There is a well-known engineering concept that the more parts a machine or contraption has, the more likely it will be prone to breaking. Same goes for weddings.
Because there is so much potential for something going wrong in a wedding, it’s also likely that the guests will catch wind of it, if not be affected by it. And once they do, you’re sure to hear about it online, like in this AskReddit thread answering the question what’s the worst wedding experience you ever had? And, well, some of them are definitely doozies.

I was supposed to be in the bridal party and was told that things were casual, and to just show up the day of wearing something “dressy casual” I felt good in. I showed up, saw the wedding party in coordinated outfits with their corsages, bouquets, and the whole 9 yards, and realized they hadn’t had the guts to tell me they didn’t want me in the bridal party after all. We took our gift, checked out of the hotel we’d paid for at their specific recommendation (and that they cancelled the shuttle for because “we forgot you were staying there”), and drove 800km back home with our wedding present. I am not friends with any of those people anymore, and thank god.

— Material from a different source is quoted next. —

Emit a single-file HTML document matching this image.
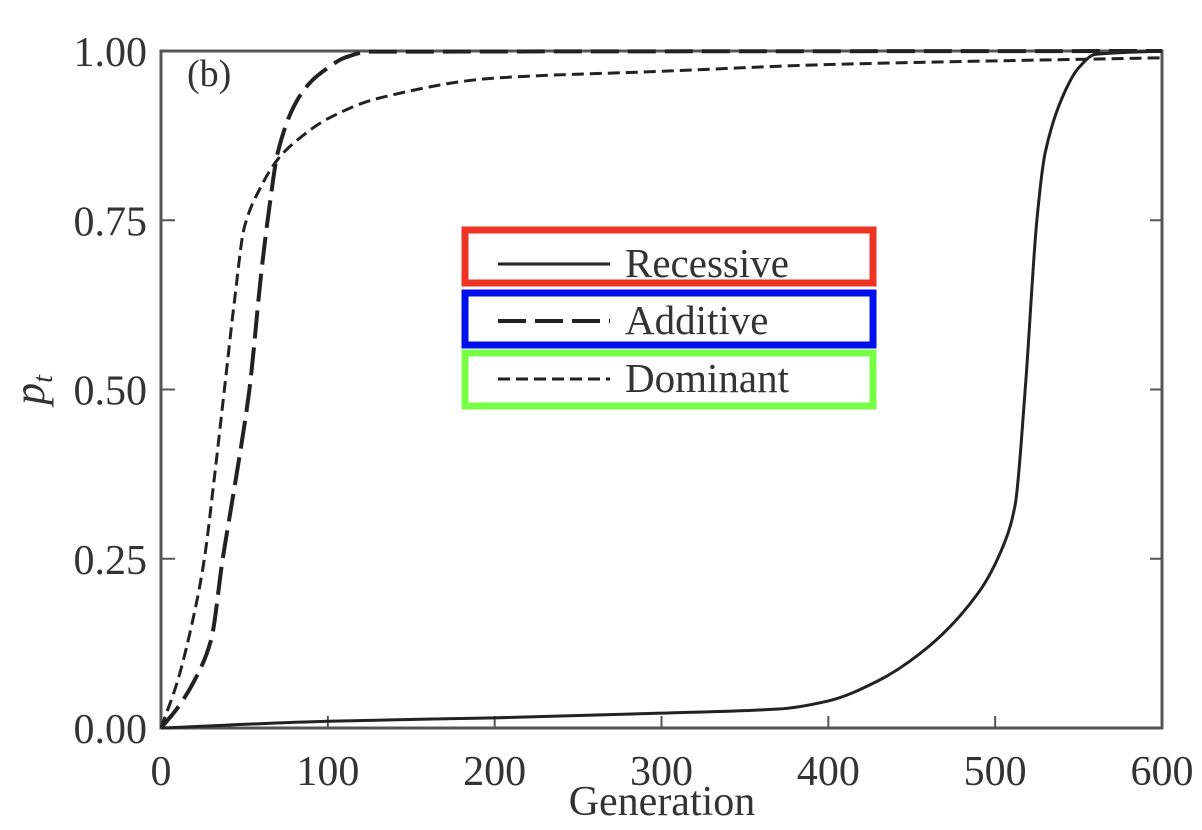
<!DOCTYPE html>
<html><head><meta charset="utf-8"><style>
html,body{margin:0;padding:0;background:#fff;width:1202px;height:830px;overflow:hidden}
svg text{font-family:"Liberation Serif",serif;fill:#333}
</style></head><body>
<svg id="chart" width="1202" height="830" viewBox="0 0 1202 830" xmlns="http://www.w3.org/2000/svg">
<g id="axes"></g>
<g id="series"></g>
<text x="187" y="86" font-size="38">(b)</text>
<text x="662" y="815" font-size="42" text-anchor="middle">Generation</text>
<text transform="translate(44,390) rotate(-90)" font-size="44" font-style="italic" text-anchor="middle">p<tspan font-size="28" dy="8">t</tspan></text>
<g>
<rect x="465" y="230" width="408" height="53" fill="none" stroke="#ee3322" stroke-width="7"/>
<rect x="465" y="293" width="408" height="52" fill="none" stroke="#0011ee" stroke-width="7"/>
<rect x="465" y="353" width="408" height="53" fill="none" stroke="#77ff44" stroke-width="7"/>
<line x1="498" y1="264" x2="610" y2="264" stroke="#222" stroke-width="3"/>
<line x1="498" y1="321" x2="610" y2="321" stroke="#222" stroke-width="4" stroke-dasharray="28,9"/>
<line x1="498" y1="379" x2="610" y2="379" stroke="#222" stroke-width="3" stroke-dasharray="12,6"/>
<text x="625" y="277" font-size="41">Recessive</text>
<text x="625" y="334" font-size="41">Additive</text>
<text x="625" y="392" font-size="41">Dominant</text>
</g>
</svg>
<script>
const xTicks=[0,100,200,300,400,500,600];
const yTicks=[0,0.25,0.5,0.75,1];
const yTickLabels=["0.00","0.25","0.50","0.75","1.00"];
const addGen=[0,10,20,30,37,45,53,60,65,70,80,90,100,110,125,600];
const addP=[0,0.03,0.07,0.13,0.25,0.37,0.5,0.67,0.77,0.85,0.92,0.955,0.975,0.99,0.999,1];
const domGen=[0,10,20,26,32,38,44,50,60,70,80,100,130,200,300,400,600];
const domP=[0,0.07,0.17,0.25,0.37,0.5,0.63,0.74,0.8,0.84,0.865,0.9,0.93,0.96,0.97,0.98,0.99];
const recGen=[0,100,200,300,370,400,430,460,490,505,512,518,525,530,540,550,560,600];
const recP=[0,0.01,0.015,0.022,0.028,0.04,0.07,0.12,0.2,0.27,0.33,0.5,0.75,0.85,0.93,0.975,0.995,1];
const X0=161,X1=1162,Y0=728,Y1=51;
const sx=v=>X0+(X1-X0)*v/600, sy=v=>Y0-(Y0-Y1)*v;
const NS="http://www.w3.org/2000/svg";
const axes=document.getElementById('axes'), ser=document.getElementById('series');
function mk(t,a,p){const e=document.createElementNS(NS,t);for(const k in a)e.setAttribute(k,a[k]);p.appendChild(e);return e;}
const fr=mk('rect',{x:X0,y:Y1,width:X1-X0,height:Y0-Y1,fill:'none',stroke:'#555','stroke-width':3},axes);


xTicks.forEach(v=>{
  const l=mk('line',{x1:sx(v),x2:sx(v),y1:Y0,y2:Y0-12,stroke:'#555','stroke-width':2},axes);
  
  
  const t=mk('text',{x:sx(v),y:Y0+57,'font-size':42,'text-anchor':'middle'},axes);t.textContent=v;
  
  
});
yTicks.forEach((v,i)=>{
  const l=mk('line',{x1:X0,x2:X0+14,y1:sy(v),y2:sy(v),stroke:'#555','stroke-width':2},axes);
  
  
  const r=mk('line',{x1:X1,x2:X1-12,y1:sy(v),y2:sy(v),stroke:'#555','stroke-width':2},axes);
  
  
  const t=mk('text',{x:X0-14,y:sy(v)+15,'font-size':42,'text-anchor':'end'},axes);t.textContent=yTickLabels[i];
  
  
});
// monotone cubic interpolation (Fritsch-Carlson)
function smooth(xs,ys){
  const n=xs.length,X=xs.map(sx),Y=ys.map(sy),dl=[],m=[];
  for(let i=0;i<n-1;i++)dl.push((Y[i+1]-Y[i])/(X[i+1]-X[i]));
  m[0]=dl[0];m[n-1]=dl[n-2];
  for(let i=1;i<n-1;i++)m[i]=(dl[i-1]*dl[i]<=0)?0:2/(1/dl[i-1]+1/dl[i]);
  let d='M'+X[0]+','+Y[0];
  for(let i=0;i<n-1;i++){const h=(X[i+1]-X[i])/3;
    d+=`C${X[i]+h},${Y[i]+m[i]*h} ${X[i+1]-h},${Y[i+1]-m[i+1]*h} ${X[i+1]},${Y[i+1]}`;}
  return d;}
const a=mk('path',{d:smooth(addGen,addP),fill:'none',stroke:'#222','stroke-width':4,'stroke-dasharray':'28,9'},ser);


const d=mk('path',{d:smooth(domGen,domP),fill:'none',stroke:'#222','stroke-width':3,'stroke-dasharray':'12,6'},ser);


const r=mk('path',{d:smooth(recGen,recP),fill:'none',stroke:'#222','stroke-width':3},ser);


</script>
</body></html>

My sister’s wedding. It was outdoors in South Texas in the summer, and the heat was awful. My sister had picked the venue when it still had water in the ponds, but at the time of her wedding, everything had been drained for repair, so it looked like an old quarry with some mud puddles here and there. The night before, we met at the venue for a rehearsal. My sister decided all the bridesmaids had to wait in the bathroom, but the bathroom smelled like a large dead thing and a lot of poop. One of the girls pulled perfume out of her purse and started spraying it everywhere. I had an asthma attack and was trying to take my inhaler and step out of the awful bathroom for some fresh air. My sister was screaming, “Do you have to f*****g do that now? Can you f*****g process down the f*****g aisle and worry about your f*****g breathing when it’s not my f*****g wedding eve!” Her new in-laws drove me to the ER because my mom refused, because I was being dramatic and trying to steal my sister’s attention on the eve of her big day.

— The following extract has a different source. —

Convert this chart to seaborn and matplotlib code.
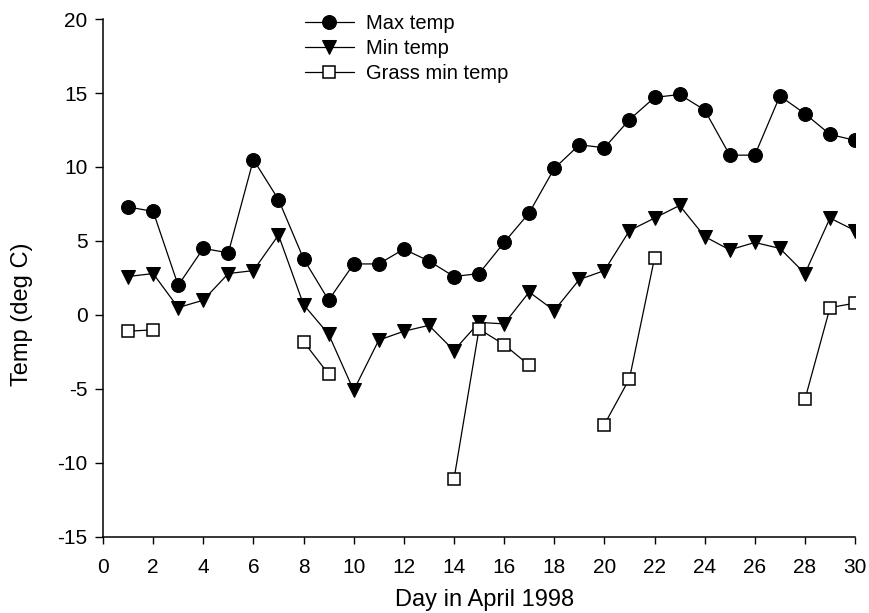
import numpy as np
import pandas as pd
import matplotlib
matplotlib.use("Agg")
import matplotlib.pyplot as plt
import seaborn as sns

days = list(range(1, 31))
max_temp = [7.3, 7.0, 2.0, 4.5, 4.2, 10.5, 7.8, 3.8, 1.0, 3.45,
            3.45, 4.45, 3.65, 2.6, 2.8, 4.9, 6.9, 9.9, 11.5, 11.3,
            13.2, 14.7, 14.9, 13.85, 10.8, 10.8, 14.8, 13.6, 12.2, 11.8]
min_temp = [2.6, 2.8, 0.5, 1.0, 2.8, 3.0, 5.4, 0.7, -1.3, -5.1,
            -1.7, -1.1, -0.7, -2.4, -0.5, -0.6, 1.55, 0.3, 2.4, 3.0,
            5.7, 6.55, 7.4, 5.3, 4.4, 4.9, 4.5, 2.8, 6.55, 5.7]
nan = np.nan
grass_min_temp = [-1.1, -1.0, nan, nan, nan, nan, nan, -1.8, -4.0, nan,
                  nan, nan, nan, -11.1, -0.95, -2.0, -3.4, nan, nan, -7.4,
                  -4.3, 3.85, nan, nan, nan, nan, nan, -5.7, 0.5, 0.8]

x_ticks = list(range(0, 31, 2))
y_ticks = list(range(-15, 21, 5))

sns.set_style("ticks")
plt.rcParams["font.family"] = ["Liberation Sans", "DejaVu Sans"]
plt.rcParams["axes.unicode_minus"] = False
plt.rcParams["text.color"] = "black"
plt.rcParams["axes.labelcolor"] = "black"

df = pd.DataFrame({"day": days, "max": max_temp, "min": min_temp,
                   "grass": grass_min_temp})

# consecutive runs of grass readings, so gaps stay open
g = df.dropna(subset=["grass"]).copy()
g["run"] = (g["day"].diff() != 1).cumsum()

fig = plt.figure(figsize=(8.69, 6.13), dpi=100)
ax = fig.add_axes([0.1185, 0.124, 0.8655, 0.845])

lw = 0.9
sns.lineplot(data=df, x="day", y="max", ax=ax, color="black", lw=lw,
             marker="o", markersize=10, markeredgecolor="black",
             markerfacecolor="black", label="Max temp")
sns.lineplot(data=df, x="day", y="min", ax=ax, color="black", lw=lw,
             marker="v", markersize=10, markeredgecolor="black",
             markerfacecolor="black", label="Min temp")
for i, (_, seg) in enumerate(g.groupby("run")):
    sns.lineplot(data=seg, x="day", y="grass", ax=ax, color="black", lw=lw,
                 marker="s", markersize=8, markeredgecolor="black",
                 markerfacecolor="white", markeredgewidth=1.1,
                 label="Grass min temp" if i == 0 else None)

ax.set_xlim(0, 30)
ax.set_ylim(-15, 20)
ax.set_xticks(x_ticks)
ax.set_yticks(y_ticks)
ax.tick_params(axis="both", labelsize=15, width=1, direction="out",
               color="black", labelcolor="black")
ax.tick_params(axis="x", length=5, pad=10)
ax.tick_params(axis="y", length=6, pad=5)
ax.set_xlabel("Day in April 1998", fontsize=17)
ax.set_ylabel("Temp (deg C)", fontsize=17)
ax.xaxis.set_label_coords(0.508, -0.122, transform=ax.transAxes)
ax.yaxis.set_label_coords(-0.107, 0.43, transform=ax.transAxes)
ax.xaxis.label.set_va("center")
ax.yaxis.label.set_va("center")
sns.despine(ax=ax)
for s in ("left", "bottom"):
    ax.spines[s].set_linewidth(1.1)
    ax.spines[s].set_color("black")

leg = ax.legend(loc="upper left", bbox_to_anchor=(0.269, 1.009), frameon=False,
                fontsize=14.5, handlelength=2.4, handletextpad=0.6,
                labelspacing=0.3, borderpad=0, borderaxespad=0)

fig.savefig("out.png", dpi=100, facecolor="white")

At my rehearsal dinner, my mother planted herself in the middle of the room, sobbing and telling anyone who would listen, (family, friends, wedding party) that I’m making a mistake, my fiance is a loser and the marriage will never work because he’s “low income”. I’ve never been so mortified in my life. Although this is her typical behavior, I guess I thought she’d at least act normal for my wedding events. All my guests left early and after the dinner, I went to their house and FLIPPED OUT. They blamed me for her behavior. 🙄 Typical. The next day my dad called to tell me to beg my mom to come to my wedding because she wasn’t coming after I yelled at her. I told him no. Tell her to stay home. This is my day, not hers. Her attendance isn’t needed. She showed up and told people how she wished I looked as good as her that day 🙄 Sadly this behavior isn’t the worst I’ve received from her. I’ve been no contact for a decade now. And my marriage she claimed wouldn’t last – we’re celebrating our 20 yr anniversary this year. But sadly, people STILL talk about her behavior at my rehearsal dinner.
As mentioned above, the concept of a wedding is complex, no thanks to social, cultural and economic factors (among others). And the more complex a wedding is, the more potential there will be for something to go haywire. Does it have to do that? Not necessarily, but there are some aspects that are common inevitabilities.

My daughter’s wedding. No one showed up to the bachelorette party night before. Groom had the flu day of wedding and was vomiting all over the restroom. Bridesmaid had a seizure during the actual ceremony. Groom’s ex shows up and ruins the first dance. And someone forgot to invite grooms birth mom to the ceremony and she missed it. T O T A L D I S A S T E R Edited to add something else I forgot. The groom didn’t book anywhere to stay the wedding night. When we realized it (the afternoon of the wedding) he opted just to sleep in his mom’s basement. HELL NO. I found them a hotel room.

The bride got chickenpox a week before the wedding and still had her scabby spots the day of. Minister didn’t show up. The whole church waited a half hour before they found out he had forgotten and went out to play golf instead. They got someone else from a church directory who took another twenty minutes to show up. Meanwhile, the groom’s mother was going around giving odds on how long the marriage would last. They’re still happily married 42 years later. Edit: My husband just read this and said “are you nuts? It took more like an hour to figure out the pastor wasn’t coming and at least 45 minutes for the replacement to show up.” In my defense, it was over forty years ago!

On my wedding day my alcoholic MIL got absolutely hammered, fell down stairs and went unconscious and stopped breathing. I was 36 weeks pregnant at this time and had to do CPR. She came around after a few compressions, when the paramedics arrived she verbally abused them. The worst day, still happily married to my beautiful husband though, he’s had a tough childhood as you can imagine.